You may not know the good you do
My mother is a very skilled singer. It's her favorite art form.
One year, she went to a vocal workshop at a local university, and she learned something there that stunned her.
In singing, the very best vocal quality sounds blah to the person singing it. This is because the resonance can only be heard properly by someone outside of the singer's body. From the singer's subjective perspective, their voice will sound thin and shallow.
She remembered a wedding she had sung at a long time ago.
Before the wedding, she had prayed for weeks to sing beautifully. She'd prepared and worked hard. And then, when she sang, her voice sounded thin and shallow.
Afterwards, numerous people came up to her to say she'd sounded amazing, but she didn't believe them. She was the expert. She was the one who knew what her singing was supposed to sound like. She went home in tears, convinced she had failed.
But she had succeeded beyond her wildest dreams.
She had sung with a voice that belonged on Broadway. But she'd had no idea, because she hadn't known that the objective perspective of her work was entirely different from the subjective one.
This happens a lot.
You aren't always the best judge of your work or your life or your value. Sometimes, you simply cannot see what those around you can see clearly. Sometimes, you simply cannot hear what they hear.
Sometimes you may be exactly what someone else needs.

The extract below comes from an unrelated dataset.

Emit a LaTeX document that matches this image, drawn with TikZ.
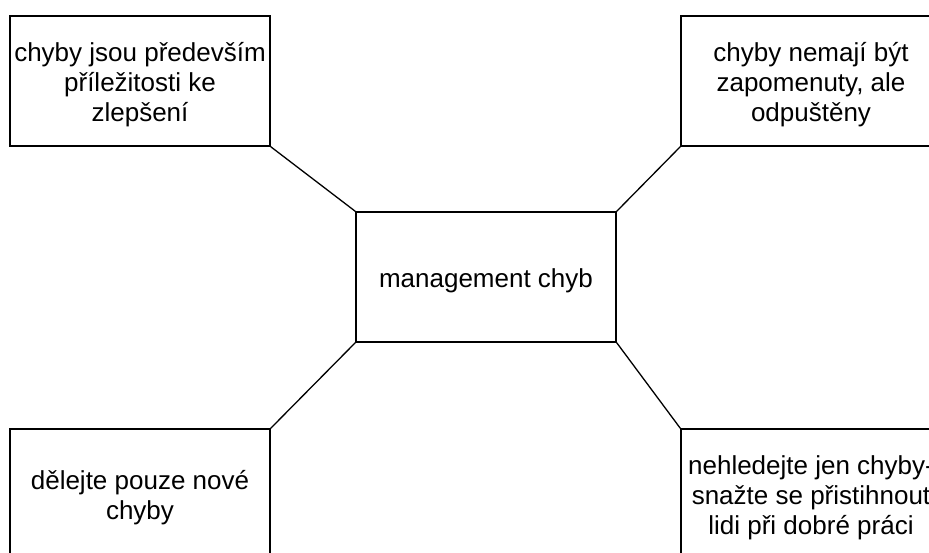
\documentclass[tikz,border=0pt]{standalone}
\usepackage{fontspec}
\setmainfont{Liberation Sans}
\begin{document}
\begin{tikzpicture}[x=1pt,y=-1pt,
    box/.style={draw, line width=1.3pt, minimum width=260, minimum height=130},
    txt/.style={align=center, inner sep=0pt, yshift=-4pt, font=\fontsize{26}{30}\selectfont},
    spoke/.style={line width=1.3pt}]
    \useasboundingbox (0,0) rectangle (929,552);
    \clip (0,0) rectangle (929,552);
    \node [box] (mgmt) at (486,277) {};
    \node [box] (prilez) at (140,81) {};
    \node [box] (odpust) at (811,81) {};
    \node [box] (nove) at (140,494) {};
    \node [box] (prace) at (811,494) {};
    \node [txt] at (mgmt.center) {management chyb};
    \node [txt] at (prilez.center) {chyby jsou především\\příležitosti ke\\zlepšení};
    \node [txt] at (odpust.center) {chyby nemají být\\zapomenuty, ale\\odpuštěny};
    \node [txt] at (nove.center) {dělejte pouze nové\\chyby};
    \node [txt] at (prace.center) {nehledejte jen chyby-\\snažte se přistihnout\\lidi při dobré práci};
    \draw [spoke] (mgmt.north west)--(prilez.south east);
    \draw [spoke] (mgmt.north east)--(odpust.south west);
    \draw [spoke] (mgmt.south west)--(nove.north east);
    \draw [spoke] (mgmt.south east)--(prace.north west);
\end{tikzpicture}
\end{document}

And not just because of your strengths. It often happens because of what you have learned from struggling to overcome your weaknesses. Sometimes you may still be in the thick of that struggle when you are what someone else needs.
So when someone compliments you, believe them. Internalize it. Accept it. And tuck that away as a quiet source of confidence.
Chuck your pride in the garbage. Pride is the opposite of confidence. Pride is insecure, and is easily shattered. Confidence is humble, and can accept critique without losing heart.
Your work will never be perfect, but it will always have value. And you may not ever know how valuable it is to somebody else.